Ho scritto un’email a Barbra per chiederle come se la fosse cavata. “Ho sopportato quest’esperienza meglio di quanto pensassi”, dice. “Nel corso dei sessanta giorni mi sono annoiata molto più spesso di quanto avrei immaginato, e mi è mancata molto la mia famiglia. Tuttavia sono riuscita a sviluppare dei legami di amicizia con diverse detenute, e questo mi ha aiutato a trascorrere il tempo”.

Secondo lei il regime carcerario dovrebbe cambiare, e i detenuti dovrebbero avere l’opportunità di fare qualcosa di creativo mentre stanno in carcere, con “programmi di riabilitazione”, così che “possano imparare a migliorarsi e a riprendersi dagli errori che li hanno fatti finire in carcere”. Quando è entrata, Barbra era una di quelle persone convinte che i prigionieri sono trattati troppo bene e si lamentava che mentre loro hanno tre pasti al giorno, suo marito rischiava la vita al fronte per dar da mangiare alla sua famiglia. Il cambiamento di prospettiva è stato significativo.

Mettere in carcere i tossicodipendenti invece di curarli è una follia

È difficile però che gli Stati Uniti in generale compiano questo cambiamento. Lo sceriffo Noel, per esempio, non è d’accordo con l’idea che ci sono troppe persone nei penitenziari statunitensi, ma ammette che mettere in carcere i tossicodipendenti invece di curarli è una follia. Secondo lui dovrebbe esserci un’attenzione maggiore sulla riabilitazione e bisognerebbe rendere meno accessibili le droghe.
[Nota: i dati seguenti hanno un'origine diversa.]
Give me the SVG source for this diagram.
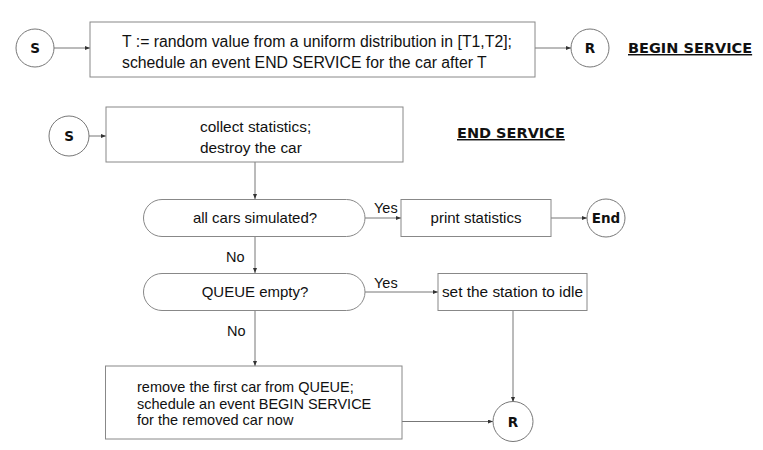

Al momento di assumere l’incarico, racconta, la gente voleva venire nella contea di Clark perché le droghe costavano meno ed era più facile farle entrare. Tuttavia, regole migliori e regimi carcerari costruttivi hanno dei costi e il bilancio della prigione è ridotto. Anche il percorso di Noel sarà lungo e difficile.

Detenuti della prigione della contea di Clark.

La serie è già in onda negli Stati Uniti e secondo Brad Holman, uno dei produttori del canale A&E che l’ha commissionata, è stata un vero successo. “I dati vanno ben oltre le nostre aspettative”. È stata realizzata una seconda serie con altri otto partecipanti, e lo sceriffo adesso sta mettendo in pratica quello che ha imparato. In particolare, Noel afferma di avere un’idea più chiara di come funzionino i rapporti di potere nelle capsule – per esempio, il corridoio di accesso al bagno è utilizzato come uno strumento di controllo – e di quanto diventino stanchi e irritabili i prigionieri per mancanza di sonno e assenza di attività strutturate durante il giorno. Queste lezioni di comportamento secondo lui non sarebbero state possibili senza volontari.

Ci sarà chi sosterrà che tutto questo è finzione e non un documento sociale, ma Holman si difende. “Facciamo delle trasmissioni di intrattenimento con una finalità sociale”, dice, “e vogliamo che la gente guardi questo programma perché racchiude un messaggio potente. Non è un semplice reality show”.

(Traduzione di Giusy Muzzopappa)

Questo articolo è uscito sul quotidiano britannico The Guardian.

Il reality andrà in onda in Italia dal 27 aprile su Crime+Investigation con il titolo I miei sessanta giorni all’inferno.